[Start Input records]

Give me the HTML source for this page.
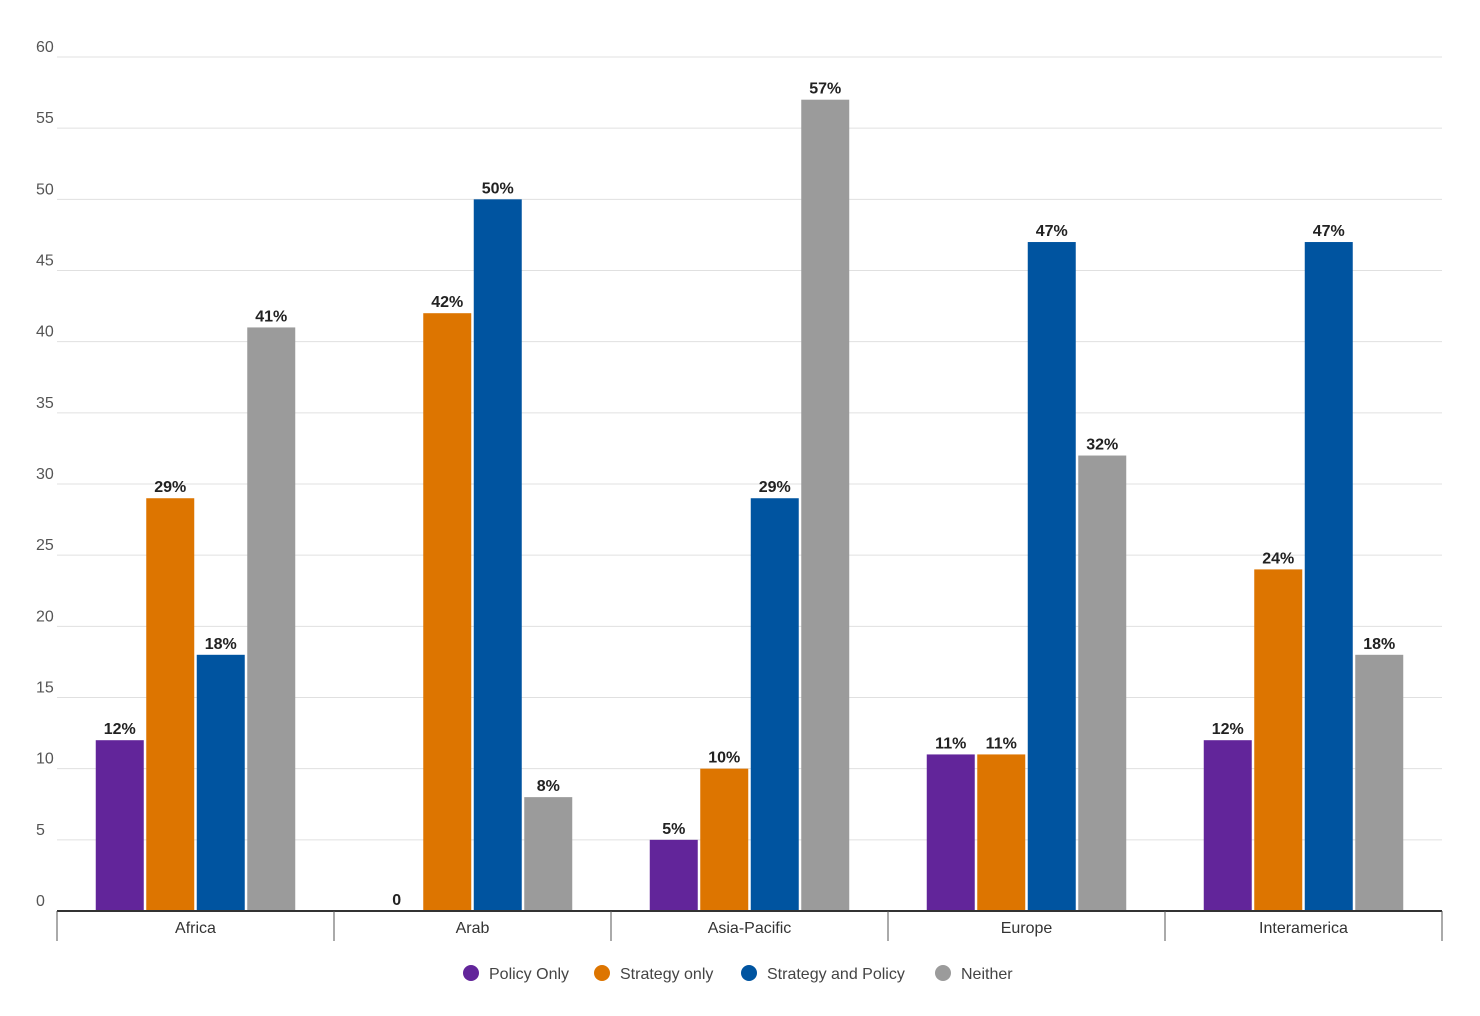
<!DOCTYPE html>
<html><head><meta charset="utf-8">
<style>
html,body{margin:0;padding:0;background:#fff;}
svg{display:block;font-family:"Liberation Sans",Arial,sans-serif;}
</style></head>
<body>
<svg id="chart" width="1480" height="1016" viewBox="0 0 1480 1016" xmlns="http://www.w3.org/2000/svg">
<g id="grid"></g>
<g id="yticks"></g>
<g id="bars"></g>
<g id="labels"></g>
<g id="xaxis"></g>
<g id="legend">
  <g><circle cx="471" cy="973" r="8" fill="#62259a"/><text x="489" y="979" font-size="16" fill="#444">Policy Only</text></g>
  <g><circle cx="602" cy="973" r="8" fill="#dd7500"/><text x="620" y="979" font-size="16" fill="#444">Strategy only</text></g>
  <g><circle cx="749" cy="973" r="8" fill="#0054a0"/><text x="767" y="979" font-size="16" fill="#444">Strategy and Policy</text></g>
  <g><circle cx="943" cy="973" r="8" fill="#9b9b9b"/><text x="961" y="979" font-size="16" fill="#444">Neither</text></g>
</g>
</svg>
<script>
const categories = ["Africa","Arab","Asia-Pacific","Europe","Interamerica"];
const policyOnly = [12,0,5,11,12];
const strategyOnly = [29,42,10,11,24];
const strategyAndPolicy = [18,50,29,47,47];
const neither = [41,8,57,32,18];
const yTicks = [0,5,10,15,20,25,30,35,40,45,50,55,60];
const seriesNames = ["policy-only","strategy-only","strategy-and-policy","neither"];
const seriesColors = ["#62259a","#dd7500","#0054a0","#9b9b9b"];

const NS = "http://www.w3.org/2000/svg";
const x0 = 57, x1 = 1442, yBase = 911, yTop = 57, yMax = 60;
function yScale(v){ return yBase - (v / yMax) * (yBase - yTop); }
const groupW = (x1 - x0) / categories.length;
function groupX(i){ return x0 + i * groupW; }
function mk(tag, attrs, parent){ const e = document.createElementNS(NS, tag); for (const k in attrs) e.setAttribute(k, attrs[k]); parent.appendChild(e); return e; }

const grid = document.getElementById('grid');
const yt = document.getElementById('yticks');
yTicks.forEach(t => {
  if (t > 0) {
    const l = mk('line', {x1: x0, x2: x1, y1: yScale(t), y2: yScale(t), stroke: '#e0e0e0', 'stroke-width': 1}, grid);
    
    
  }
  const tx = mk('text', {x: 36, y: yScale(t) - 5, 'font-size': 16, fill: '#555'}, yt);
  tx.textContent = t;
  
  
});

const series = [policyOnly, strategyOnly, strategyAndPolicy, neither];
const bars = document.getElementById('bars');
const labels = document.getElementById('labels');
const barW = 48, step = 50.5;
categories.forEach((c, i) => {
  const start = groupX(i) + (groupW - 4 * step + (step - barW)) / 2;
  series.forEach((s, j) => {
    const v = s[i];
    const bx = start + j * step;
    const r = mk('rect', {x: bx, y: yScale(v), width: barW, height: yBase - yScale(v), fill: seriesColors[j]}, bars);
    
    
    const t = mk('text', {x: bx + barW / 2, y: yScale(v) - 6, 'font-size': 16, 'text-anchor': 'middle', fill: '#222', 'font-weight': 'bold'}, labels);
    t.textContent = v === 0 ? '0' : v + '%';
    
    
  });
});

const xa = document.getElementById('xaxis');
const axl = mk('line', {x1: x0, x2: x1, y1: yBase, y2: yBase, stroke: '#333', 'stroke-width': 2}, xa);


for (let i = 0; i <= categories.length; i++) {
  const tk = mk('line', {x1: groupX(i), x2: groupX(i), y1: yBase, y2: 941, stroke: '#555', 'stroke-width': 1}, xa);
  
  
}
categories.forEach((c, i) => {
  const t = mk('text', {x: groupX(i) + groupW / 2, y: 933, 'font-size': 16, 'text-anchor': 'middle', fill: '#333'}, xa);
  t.textContent = c;
  
  
});
</script>
</body></html>
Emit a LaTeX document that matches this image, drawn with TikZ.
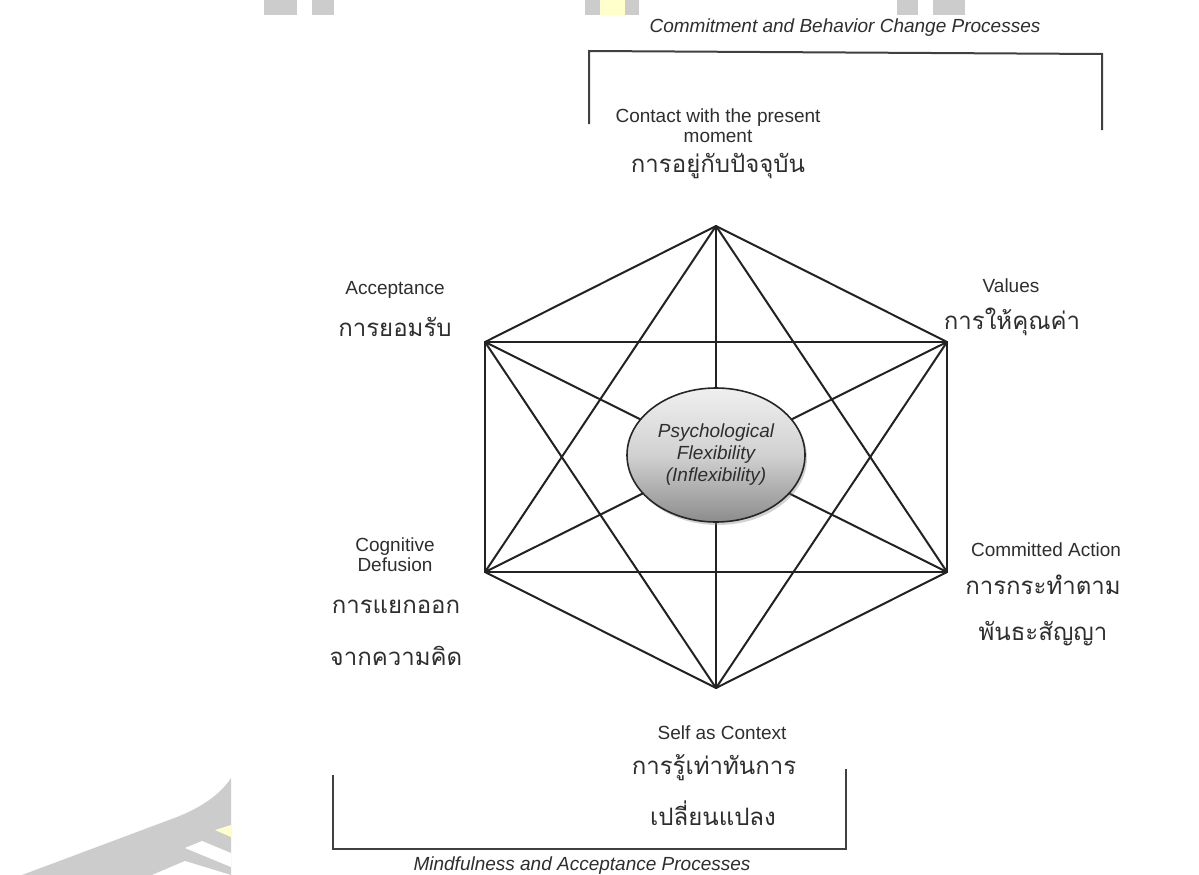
\documentclass[tikz,border=0pt]{standalone}
\usepackage{fontspec}
\setmainfont{Liberation Sans}
\newfontfamily\thaifont[Script=Thai]{Loma}
\usetikzlibrary{shapes.geometric,shadows}
\definecolor{wmgray}{HTML}{CCCCCC}
\definecolor{wmyellow}{HTML}{FFFFCC}
\definecolor{ink}{HTML}{222222}
\definecolor{txt}{HTML}{2E2E2E}
\tikzset{
  en/.style={text=txt, align=center, inner sep=0pt, font=\fontsize{19}{20}\selectfont},
  enit/.style={en, font=\fontsize{19}{20}\selectfont\itshape},
  th/.style={text=txt, align=center, inner sep=0pt, font=\thaifont\fontsize{24}{28}\selectfont},
  web/.style={draw=ink, line width=2pt},
  bracket/.style={draw=black!75, line width=2pt},
  core/.style={ellipse, draw=black!85, line width=1.6pt, minimum width=178pt, minimum height=134pt, inner sep=0pt,
    top color=black!6, bottom color=black!45, middle color=black!18,
    drop shadow={opacity=0.35, shadow xshift=2pt, shadow yshift=-3pt}}
}
\begin{document}
\begin{tikzpicture}[x=1pt,y=-1pt]
\useasboundingbox (0,0) rectangle (1199,875);
\fill[white] (0,0) rectangle (1199,875);
% watermark fragments
\fill[wmgray] (264,0) rectangle (297,15);
\fill[wmgray] (312,0) rectangle (334,15);
\fill[wmgray] (585,0) rectangle (600,15);
\fill[wmyellow] (600,0) rectangle (625,15);
\fill[wmgray] (625,0) rectangle (639,15);
\fill[wmgray] (897,0) rectangle (918,15);
\fill[wmgray] (933,0) rectangle (965,15);
\fill[wmgray] (22,875) -- (177,817) .. controls (205,806) and (222,792) .. (231,778) -- (231,875) -- cycle;
\fill[white] (185,848) -- (202,841) -- (231,853) -- (231,867) -- cycle;
\fill[white] (152,875) -- (185,861) -- (231,875) -- cycle;
\fill[wmyellow] (215,830) -- (231,825) -- (231,837) -- cycle;

% vertices
\coordinate (t) at (716,226);
\coordinate (ul) at (485,342);
\coordinate (ur) at (947,342);
\coordinate (ll) at (485,572);
\coordinate (lr) at (947,572);
\coordinate (b) at (716,688);
\foreach \p/\q in {t/ul,t/ur,t/ll,t/lr,t/b,ul/ur,ul/ll,ul/lr,ul/b,ur/ll,ur/lr,ur/b,ll/lr,ll/b,lr/b}
  \draw[web, line cap=round] (\p) -- (\q);

\node[core] (center) at (716,455) {};
\node[enit] (centertxt) at (716,455) {Psychological\\[2pt]Flexibility\\[2pt](Inflexibility)};

% brackets
\coordinate (tb1) at (589,124);
\coordinate (tb2) at (589,51);
\coordinate (tb3) at (1102,54);
\coordinate (tb4) at (1102,130);
\draw[bracket] (tb1) -- (tb2) -- (tb3) -- (tb4);
\coordinate (bb1) at (333,775);
\coordinate (bb2) at (333,849);
\coordinate (bb3) at (846,849);
\coordinate (bb4) at (846,769);
\draw[bracket] (bb1) -- (bb2) -- (bb3) -- (bb4);
\node[enit] (toplab) at (845,28) {Commitment and Behavior Change Processes};
\node[enit] (botlab) at (582,866) {Mindfulness and Acceptance Processes};

% labels
\node[en] (contact) at (718,126) {Contact with the present\\moment};
\node[th] (contactth) at (718,166) {การอยู่กับปัจจุบัน};
\node[en] (accept) at (395,290) {Acceptance};
\node[th] (acceptth) at (395,327) {การยอมรับ};
\node[en] (values) at (1011,286) {Values};
\node[th] (valuesth) at (1012,322) {การให้คุณค่า};
\node[en] (cogn) at (395,555) {Cognitive\\Defusion};
\node[th] (cognth1) at (396,607) {การแยกออก};
\node[th] (cognth2) at (396,656) {จากความคิด};
\node[en] (commit) at (1046,550) {Committed Action};
\node[th] (committh1) at (1043,585) {การกระทำตาม};
\node[th] (committh2) at (1043,634) {พันธะสัญญา};
\node[en] (self) at (722,733) {Self as Context};
\node[th] (selfth1) at (714,768) {การรู้เท่าทันการ};
\node[th] (selfth2) at (713,813) {เปลี่ยนแปลง};
\end{tikzpicture}
\end{document}
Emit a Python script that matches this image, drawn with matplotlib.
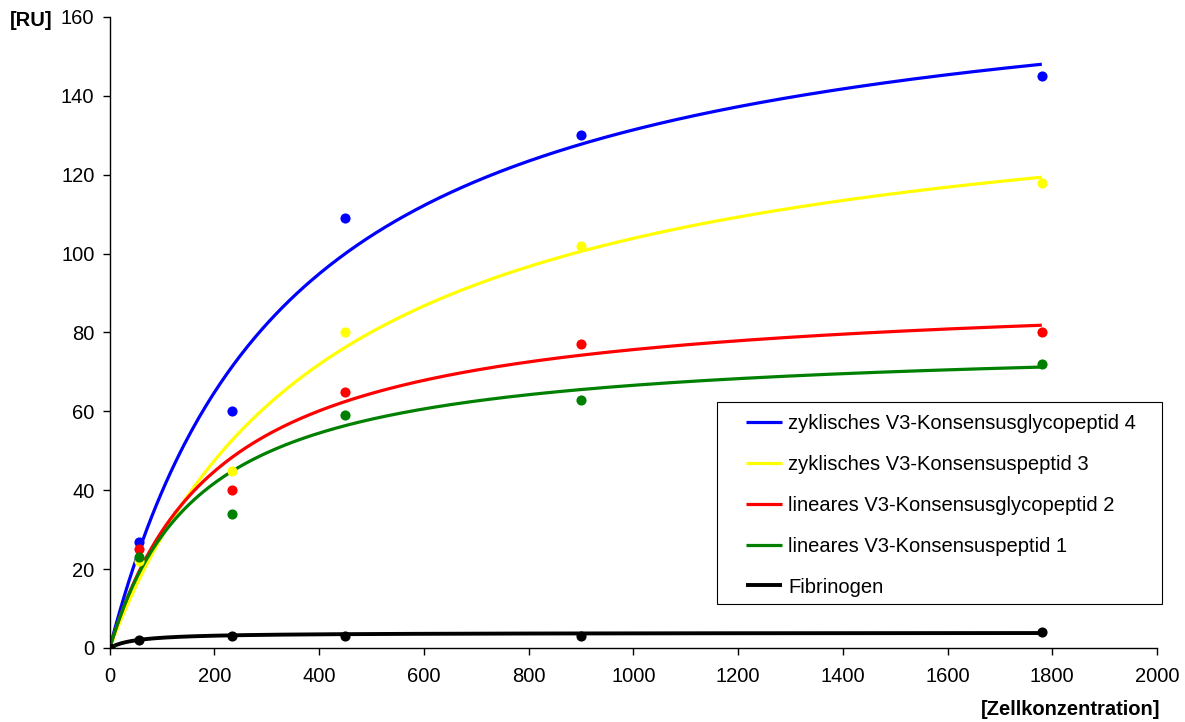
import numpy as np
import matplotlib
matplotlib.use("Agg")
import matplotlib.pyplot as plt
from matplotlib.patches import Rectangle

plt.rcParams['font.family'] = ['Liberation Sans', 'DejaVu Sans']

# Cell concentrations of the measurement points
conc = [0, 55, 233, 450, 900, 1780]

labels = [
    "zyklisches V3-Konsensusglycopeptid 4",
    "zyklisches V3-Konsensuspeptid 3",
    "lineares V3-Konsensusglycopeptid 2",
    "lineares V3-Konsensuspeptid 1",
    "Fibrinogen",
]
colors = ["#0000FF", "#FFFF00", "#FF0000", "#008000", "#000000"]
widths = [2.3, 2.3, 2.3, 2.3, 2.8]

# Measured responses [RU]
ru_cyc_glyco4 = [0, 27, 60, 109, 130, 145]
ru_cyc_pep3 = [0, 22, 45, 80, 102, 118]
ru_lin_glyco2 = [0, 25, 40, 65, 77, 80]
ru_lin_pep1 = [0, 23, 34, 59, 63, 72]
ru_fibrinogen = [0, 2, 3, 3, 3, 4]
responses = [ru_cyc_glyco4, ru_cyc_pep3, ru_lin_glyco2, ru_lin_pep1, ru_fibrinogen]

# One-site binding fit parameters (Bmax [RU], Kd) for each series
bmax = [176.7, 147.6, 91.4, 78.2, 3.9]
kd = [345, 421, 208, 174, 50]

FS = 14.5

fig = plt.figure(figsize=(11.85, 7.22), dpi=100)
ax = fig.add_axes([0.0926, 0.1025, 0.8838, 0.874])

xfit = np.linspace(0, conc[-1], 400)
for lab, col, lw, b, k in zip(labels, colors, widths, bmax, kd):
    ax.plot(xfit, b * xfit / (k + xfit), color=col, lw=lw, label=lab,
            solid_capstyle='butt', zorder=2)
for col, y in zip(colors, responses):
    ax.plot(conc, y, 'o', color=col, ms=7.3, mew=0, zorder=3)

ax.set_xlim(0, 2000)
ax.set_ylim(0, 160)
ax.set_xticks(np.arange(0, 2001, 200))
ax.set_yticks(np.arange(0, 161, 20))
for s in ['top', 'right']:
    ax.spines[s].set_visible(False)
for s in ['left', 'bottom']:
    ax.spines[s].set_linewidth(1.0)
ax.tick_params(direction='out', length=5, width=1.0, labelsize=FS)
ax.tick_params(axis='x', pad=9)
ax.tick_params(axis='y', pad=6)

fig.text(0.008, 0.971, "[RU]", fontsize=FS, fontweight='bold', ha='left', va='center')
fig.text(0.979, 0.017, "[Zellkonzentration]", fontsize=FS, fontweight='bold',
         ha='right', va='center')

# Legend box, drawn as its own rectangle so the padding can differ per side
ax.add_patch(Rectangle((0.605, 0.1634), 0.3755, 0.2798,
                       transform=fig.transFigure, facecolor='white',
                       edgecolor='black', lw=0.8, zorder=4, clip_on=False))
leg = ax.legend(loc='upper left', bbox_to_anchor=(0.6295, 0.4270),
                bbox_transform=fig.transFigure, fontsize=FS, frameon=False,
                handlelength=1.8, handletextpad=0.3, labelspacing=1.09,
                borderpad=0, borderaxespad=0)
leg.set_zorder(5)

fig.savefig("out.png", dpi=100)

[End Input records]

What to work on
Pull every line containing "with" out of the records.

Output for this task
Emit a LaTeX document that matches this image, drawn with TikZ.
\node[en] (contact) at (718,126) {Contact with the present\\moment};
Emit a Python script that matches this image, drawn with matplotlib.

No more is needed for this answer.